### ENTRIES SHOWN:
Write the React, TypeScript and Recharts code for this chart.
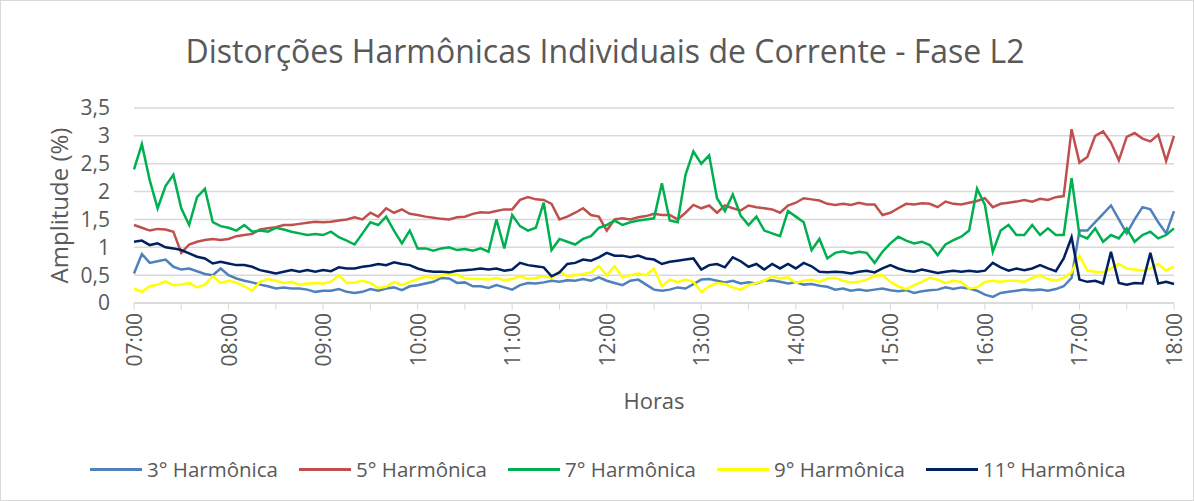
import { LineChart, Line, XAxis, YAxis, CartesianGrid } from 'recharts';

// 5-minute samples, 07:00 -> 18:00
const TIMES = [
  '07:00', '07:05', '07:10', '07:15', '07:20', '07:25', '07:30', '07:35', '07:40', '07:45', '07:50', '07:55',
  '08:00', '08:05', '08:10', '08:15', '08:20', '08:25', '08:30', '08:35', '08:40', '08:45', '08:50', '08:55',
  '09:00', '09:05', '09:10', '09:15', '09:20', '09:25', '09:30', '09:35', '09:40', '09:45', '09:50', '09:55',
  '10:00', '10:05', '10:10', '10:15', '10:20', '10:25', '10:30', '10:35', '10:40', '10:45', '10:50', '10:55',
  '11:00', '11:05', '11:10', '11:15', '11:20', '11:25', '11:30', '11:35', '11:40', '11:45', '11:50', '11:55',
  '12:00', '12:05', '12:10', '12:15', '12:20', '12:25', '12:30', '12:35', '12:40', '12:45', '12:50', '12:55',
  '13:00', '13:05', '13:10', '13:15', '13:20', '13:25', '13:30', '13:35', '13:40', '13:45', '13:50', '13:55',
  '14:00', '14:05', '14:10', '14:15', '14:20', '14:25', '14:30', '14:35', '14:40', '14:45', '14:50', '14:55',
  '15:00', '15:05', '15:10', '15:15', '15:20', '15:25', '15:30', '15:35', '15:40', '15:45', '15:50', '15:55',
  '16:00', '16:05', '16:10', '16:15', '16:20', '16:25', '16:30', '16:35', '16:40', '16:45', '16:50', '16:55',
  '17:00', '17:05', '17:10', '17:15', '17:20', '17:25', '17:30', '17:35', '17:40', '17:45', '17:50', '17:55',
  '18:00',
];

const HOUR_LABELS = [
  '07:00', '08:00', '09:00', '10:00', '11:00', '12:00',
  '13:00', '14:00', '15:00', '16:00', '17:00', '18:00',
];

const Y_TICKS = [0, 0.5, 1, 1.5, 2, 2.5, 3, 3.5];

const H3 = [
  0.53, 0.88, 0.72, 0.75, 0.78, 0.65, 0.60, 0.62, 0.57, 0.52, 0.50, 0.62,
  0.50, 0.44, 0.40, 0.37, 0.33, 0.30, 0.26, 0.28, 0.26, 0.26, 0.24, 0.20,
  0.22, 0.22, 0.25, 0.20, 0.18, 0.20, 0.25, 0.22, 0.26, 0.28, 0.23, 0.30,
  0.32, 0.35, 0.38, 0.45, 0.44, 0.36, 0.37, 0.30, 0.30, 0.27, 0.32, 0.28,
  0.24, 0.32, 0.36, 0.35, 0.37, 0.40, 0.38, 0.41, 0.40, 0.43, 0.40, 0.46,
  0.40, 0.36, 0.32, 0.40, 0.42, 0.33, 0.24, 0.22, 0.24, 0.28, 0.26, 0.34,
  0.42, 0.43, 0.40, 0.37, 0.40, 0.35, 0.37, 0.35, 0.40, 0.41, 0.38, 0.35,
  0.37, 0.33, 0.34, 0.31, 0.29, 0.24, 0.26, 0.22, 0.24, 0.22, 0.24, 0.26,
  0.23, 0.21, 0.23, 0.18, 0.21, 0.23, 0.24, 0.28, 0.25, 0.28, 0.26, 0.22,
  0.15, 0.11, 0.18, 0.20, 0.22, 0.24, 0.23, 0.24, 0.22, 0.25, 0.30, 0.45,
  1.30, 1.30, 1.45, 1.60, 1.75, 1.50, 1.25, 1.50, 1.72, 1.68, 1.45, 1.25,
  1.65,
];

const H5 = [
  1.40, 1.35, 1.30, 1.33, 1.32, 1.28, 0.90, 1.05, 1.10, 1.13, 1.15, 1.13,
  1.15, 1.20, 1.22, 1.24, 1.32, 1.34, 1.36, 1.40, 1.40, 1.42, 1.44, 1.46,
  1.45, 1.46, 1.48, 1.50, 1.54, 1.50, 1.62, 1.55, 1.70, 1.62, 1.68, 1.60,
  1.58, 1.55, 1.53, 1.51, 1.50, 1.54, 1.55, 1.60, 1.63, 1.62, 1.65, 1.68,
  1.68, 1.85, 1.90, 1.86, 1.85, 1.78, 1.50, 1.55, 1.62, 1.70, 1.58, 1.55,
  1.30, 1.50, 1.52, 1.50, 1.54, 1.56, 1.60, 1.58, 1.58, 1.50, 1.62, 1.76,
  1.70, 1.75, 1.62, 1.75, 1.70, 1.66, 1.75, 1.72, 1.70, 1.68, 1.62, 1.75,
  1.80, 1.88, 1.86, 1.84, 1.78, 1.76, 1.78, 1.76, 1.80, 1.77, 1.77, 1.58,
  1.62, 1.70, 1.78, 1.77, 1.79, 1.78, 1.72, 1.82, 1.78, 1.77, 1.80, 1.83,
  1.88, 1.72, 1.78, 1.80, 1.82, 1.85, 1.82, 1.87, 1.85, 1.90, 1.92, 3.12,
  2.52, 2.62, 3.00, 3.08, 2.88, 2.56, 2.98, 3.05, 2.95, 2.90, 3.02, 2.55,
  3.00,
];

const H7 = [
  2.40, 2.85, 2.20, 1.70, 2.10, 2.30, 1.70, 1.40, 1.90, 2.05, 1.45, 1.38,
  1.35, 1.30, 1.40, 1.28, 1.30, 1.28, 1.35, 1.32, 1.28, 1.25, 1.22, 1.24,
  1.22, 1.28, 1.18, 1.12, 1.05, 1.25, 1.45, 1.40, 1.55, 1.30, 1.07, 1.30,
  0.98, 0.98, 0.94, 0.98, 1.00, 0.95, 0.97, 0.94, 0.98, 0.92, 1.50, 0.98,
  1.58, 1.38, 1.30, 1.35, 1.80, 0.95, 1.15, 1.10, 1.05, 1.15, 1.20, 1.35,
  1.40, 1.48, 1.40, 1.45, 1.48, 1.50, 1.52, 2.15, 1.48, 1.45, 2.30, 2.72,
  2.50, 2.65, 1.88, 1.65, 1.95, 1.57, 1.40, 1.55, 1.30, 1.25, 1.20, 1.65,
  1.55, 1.45, 0.95, 1.15, 0.80, 0.90, 0.93, 0.89, 0.92, 0.90, 0.72, 0.92,
  1.07, 1.19, 1.12, 1.07, 1.10, 1.04, 0.86, 1.05, 1.13, 1.19, 1.30, 2.05,
  1.76, 0.92, 1.30, 1.40, 1.22, 1.22, 1.40, 1.22, 1.34, 1.22, 1.22, 2.24,
  1.22, 1.16, 1.34, 1.10, 1.22, 1.16, 1.34, 1.10, 1.22, 1.28, 1.16, 1.22,
  1.34,
];

const H9 = [
  0.26, 0.20, 0.30, 0.33, 0.39, 0.32, 0.33, 0.36, 0.28, 0.33, 0.48, 0.36,
  0.40, 0.37, 0.30, 0.22, 0.38, 0.43, 0.40, 0.36, 0.38, 0.33, 0.35, 0.36,
  0.35, 0.38, 0.50, 0.36, 0.37, 0.40, 0.36, 0.27, 0.29, 0.38, 0.32, 0.38,
  0.43, 0.47, 0.45, 0.49, 0.52, 0.51, 0.44, 0.43, 0.43, 0.42, 0.45, 0.41,
  0.43, 0.48, 0.43, 0.45, 0.48, 0.45, 0.56, 0.48, 0.50, 0.52, 0.55, 0.66,
  0.50, 0.66, 0.46, 0.50, 0.53, 0.50, 0.62, 0.30, 0.42, 0.38, 0.42, 0.38,
  0.20, 0.30, 0.36, 0.34, 0.28, 0.24, 0.32, 0.36, 0.40, 0.48, 0.44, 0.46,
  0.36, 0.40, 0.42, 0.38, 0.44, 0.45, 0.40, 0.37, 0.38, 0.42, 0.49, 0.50,
  0.38, 0.30, 0.25, 0.32, 0.38, 0.45, 0.42, 0.36, 0.40, 0.38, 0.26, 0.28,
  0.38, 0.40, 0.38, 0.40, 0.40, 0.38, 0.45, 0.50, 0.43, 0.40, 0.45, 0.55,
  0.85, 0.58, 0.56, 0.55, 0.62, 0.70, 0.62, 0.60, 0.58, 0.62, 0.70, 0.58,
  0.66,
];

const H11 = [
  1.10, 1.12, 1.04, 1.07, 1.00, 0.98, 0.95, 0.89, 0.83, 0.80, 0.71, 0.74,
  0.71, 0.68, 0.68, 0.65, 0.59, 0.56, 0.53, 0.56, 0.59, 0.56, 0.59, 0.56,
  0.59, 0.57, 0.64, 0.62, 0.62, 0.65, 0.67, 0.70, 0.68, 0.73, 0.70, 0.68,
  0.62, 0.58, 0.56, 0.56, 0.55, 0.58, 0.59, 0.60, 0.62, 0.60, 0.62, 0.58,
  0.60, 0.72, 0.68, 0.66, 0.64, 0.48, 0.55, 0.70, 0.72, 0.78, 0.76, 0.82,
  0.90, 0.85, 0.85, 0.82, 0.85, 0.80, 0.78, 0.70, 0.74, 0.76, 0.78, 0.80,
  0.60, 0.68, 0.70, 0.64, 0.82, 0.75, 0.65, 0.70, 0.60, 0.70, 0.62, 0.70,
  0.62, 0.72, 0.66, 0.56, 0.55, 0.56, 0.55, 0.53, 0.56, 0.58, 0.55, 0.62,
  0.68, 0.62, 0.58, 0.56, 0.60, 0.57, 0.54, 0.56, 0.58, 0.56, 0.58, 0.56,
  0.58, 0.72, 0.64, 0.58, 0.62, 0.59, 0.62, 0.68, 0.62, 0.57, 0.80, 1.18,
  0.42, 0.38, 0.40, 0.35, 0.92, 0.36, 0.33, 0.36, 0.35, 0.90, 0.35, 0.38,
  0.34,
];

const SERIES = [
  { key: 'h3', name: '3° Harmônica', color: '#4F81BD', values: H3 },
  { key: 'h5', name: '5° Harmônica', color: '#C0504D', values: H5 },
  { key: 'h7', name: '7° Harmônica', color: '#00B050', values: H7 },
  { key: 'h9', name: '9° Harmônica', color: '#FFFF00', values: H9 },
  { key: 'h11', name: '11° Harmônica', color: '#002060', values: H11 },
];

const data = TIMES.map((time, i) => {
  const row: Record<string, string | number> = { time };
  SERIES.forEach((s) => { row[s.key] = s.values[i]; });
  return row;
});

const FONT = '"Open Sans", sans-serif';
const TEXT = '#595959';
const GRID = '#d9d9d9';

// only the full hours carry a label, the half-hour ticks are bare marks
const HourTick = ({ x, y, payload }: any) => {
  if (!HOUR_LABELS.includes(payload.value)) return <g />;
  return (
    <text x={x} y={y} transform={`rotate(-90 ${x} ${y})`} textAnchor="end" dominantBaseline="central"
      fill={TEXT} fontSize={21} fontFamily={FONT}>
      {payload.value}
    </text>
  );
};

export default function App() {
  return (
    <div style={{ position: 'absolute', left: 0, top: 0, width: 1194, height: 501, background: '#fff', fontFamily: FONT }}>
      <div style={{ position: 'absolute', left: 605, top: 30, transform: 'translateX(-50%)', whiteSpace: 'nowrap',
        fontSize: 32, lineHeight: '42px', color: TEXT }}>
        Distorções Harmônicas Individuais de Corrente - Fase L2
      </div>

      <LineChart width={1194} height={501} data={data} margin={{ top: 108, right: 20, left: 0, bottom: 108 }}>
        <CartesianGrid vertical={false} stroke={GRID} strokeWidth={1.5} />
        <XAxis dataKey="time" interval={5} tick={<HourTick />} tickSize={7} tickMargin={3} height={90}
          tickLine={{ stroke: GRID }} axisLine={{ stroke: GRID, strokeWidth: 1.5 }}
          label={{
            content: ({ viewBox }: any) => (
              <text x={viewBox.x + viewBox.width / 2} y={400} textAnchor="middle" dominantBaseline="central"
                fill={TEXT} fontSize={22} fontFamily={FONT}>Horas</text>
            ),
          }} />
        <YAxis domain={[0, 3.5]} ticks={Y_TICKS} interval={0} width={134} axisLine={false} tickLine={false}
          tickSize={0} tickMargin={0} tick={{ fill: TEXT, fontSize: 21, fontFamily: FONT, dx: -24 }}
          tickFormatter={(v) => String(v).replace('.', ',')}
          label={{
            content: ({ viewBox }: any) => {
              const cy = viewBox.y + viewBox.height / 2;
              return (
                <text x={58} y={cy} transform={`rotate(-90 58 ${cy})`} textAnchor="middle" dominantBaseline="central"
                  fill={TEXT} fontSize={24} fontFamily={FONT}>Amplitude (%)</text>
              );
            },
          }} />
        {SERIES.map((s) => (
          <Line key={s.key} type="linear" dataKey={s.key} name={s.name} stroke={s.color} strokeWidth={2.5}
            dot={false} activeDot={false} isAnimationActive={false} />
        ))}
      </LineChart>

      <div style={{ position: 'absolute', left: 90, top: 454, height: 30, display: 'flex', alignItems: 'center', gap: 21 }}>
        {SERIES.map((s) => (
          <div key={s.key} style={{ display: 'flex', alignItems: 'center' }}>
            <span style={{ display: 'inline-block', width: 52, height: 3, background: s.color }} />
            <span style={{ marginLeft: 5, fontSize: 20.5, color: TEXT, whiteSpace: 'nowrap' }}>{s.name}</span>
          </div>
        ))}
      </div>

      <div style={{ position: 'absolute', left: 0, top: 0, width: 1194, height: 501, boxSizing: 'border-box',
        border: '1px solid #d9d9d9', pointerEvents: 'none' }} />
    </div>
  );
}
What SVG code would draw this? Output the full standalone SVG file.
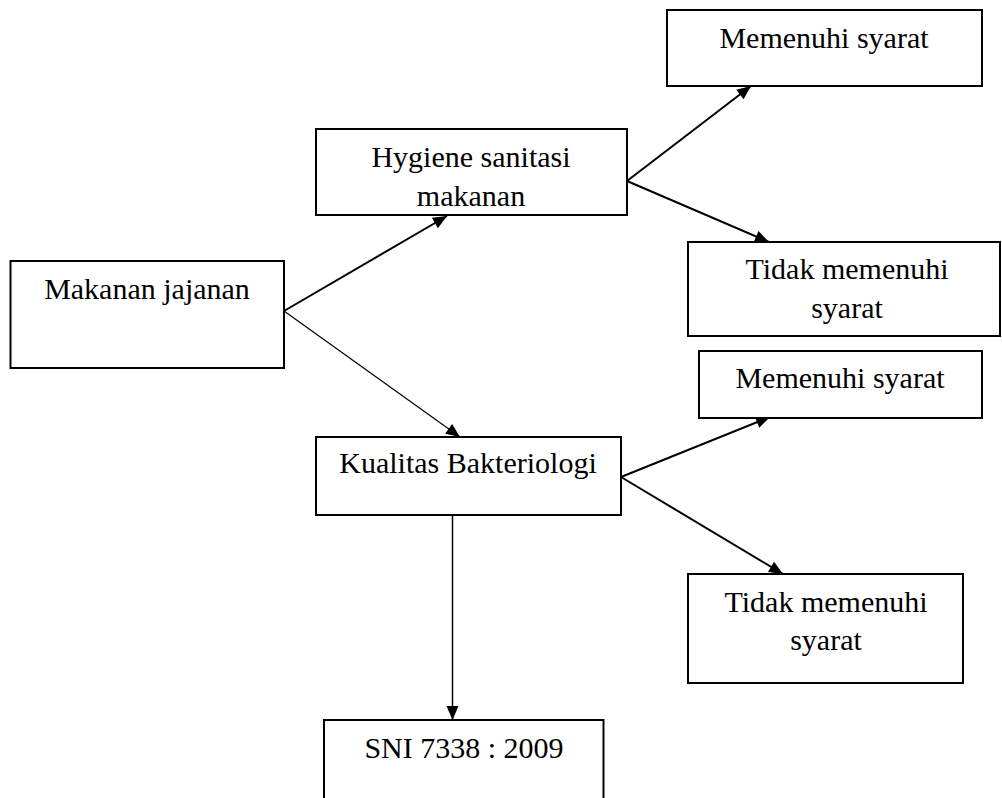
<svg xmlns="http://www.w3.org/2000/svg" width="1002" height="798" viewBox="0 0 1002 798">
<style>
.box{fill:#fff;stroke:#000;stroke-width:2}
.lbl{font-family:"Liberation Serif","Times New Roman",serif;font-size:30px;fill:#000;text-anchor:middle}
.con{stroke:#000;stroke-width:2;fill:none}
</style>
<defs>
<marker id="ah" markerUnits="userSpaceOnUse" markerWidth="16" markerHeight="14" viewBox="0 0 16 14" refX="15" refY="7" orient="auto">
<path d="M1,1 L15,7 L1,13 Z" fill="#000"/>
</marker>
</defs>
<rect width="1002" height="798" fill="#fff"/>
<g id="connectors">
<line class="con" x1="284" y1="311" x2="447" y2="216" marker-end="url(#ah)"/>
<line class="con" style="stroke-width:1.2" x1="284" y1="311" x2="460" y2="437" marker-end="url(#ah)"/>
<line class="con" x1="627" y1="181" x2="751" y2="86" marker-end="url(#ah)"/>
<line class="con" x1="627" y1="181" x2="769" y2="242" marker-end="url(#ah)"/>
<line class="con" x1="621" y1="477" x2="770" y2="417" marker-end="url(#ah)"/>
<line class="con" x1="621" y1="477" x2="783" y2="574" marker-end="url(#ah)"/>
<line class="con" style="stroke-width:1.5" x1="452.5" y1="515" x2="452.5" y2="720" marker-end="url(#ah)"/>
</g>
<g id="makanan-jajanan">
<rect class="box" x="10.5" y="261" width="273.5" height="107"/>
<text class="lbl" x="147" y="299">Makanan jajanan</text>
</g>
<g id="hygiene">
<rect class="box" x="316" y="129" width="311" height="86"/>
<text class="lbl" x="471" y="167">Hygiene sanitasi</text>
<text class="lbl" x="471" y="206">makanan</text>
</g>
<g id="memenuhi-1">
<rect class="box" x="667" y="10" width="315" height="76"/>
<text class="lbl" x="824" y="48">Memenuhi syarat</text>
</g>
<g id="tidak-1">
<rect class="box" x="688" y="242" width="312" height="94"/>
<text class="lbl" x="847" y="279">Tidak memenuhi</text>
<text class="lbl" x="847" y="318">syarat</text>
</g>
<g id="memenuhi-2">
<rect class="box" x="699" y="351" width="283" height="67"/>
<text class="lbl" x="840" y="388">Memenuhi syarat</text>
</g>
<g id="kualitas">
<rect class="box" x="316" y="437" width="305" height="78"/>
<text class="lbl" x="468" y="473">Kualitas Bakteriologi</text>
</g>
<g id="tidak-2">
<rect class="box" x="688" y="574" width="275" height="109"/>
<text class="lbl" x="826" y="612">Tidak memenuhi</text>
<text class="lbl" x="826" y="650">syarat</text>
</g>
<g id="sni">
<rect class="box" x="324" y="720" width="279.5" height="90"/>
<text class="lbl" x="464" y="758">SNI 7338 : 2009</text>
</g>
</svg>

### TASK TO CARRY OUT:
Repeat only the lines between the top of the entries above and the line containing "XAxis, YAxis, CartesianGrid", both ends included, without the pictures.

### SOLUTION TO THIS PROBLEM:
Write the React, TypeScript and Recharts code for this chart.
import { LineChart, Line, XAxis, YAxis, CartesianGrid } from 'recharts';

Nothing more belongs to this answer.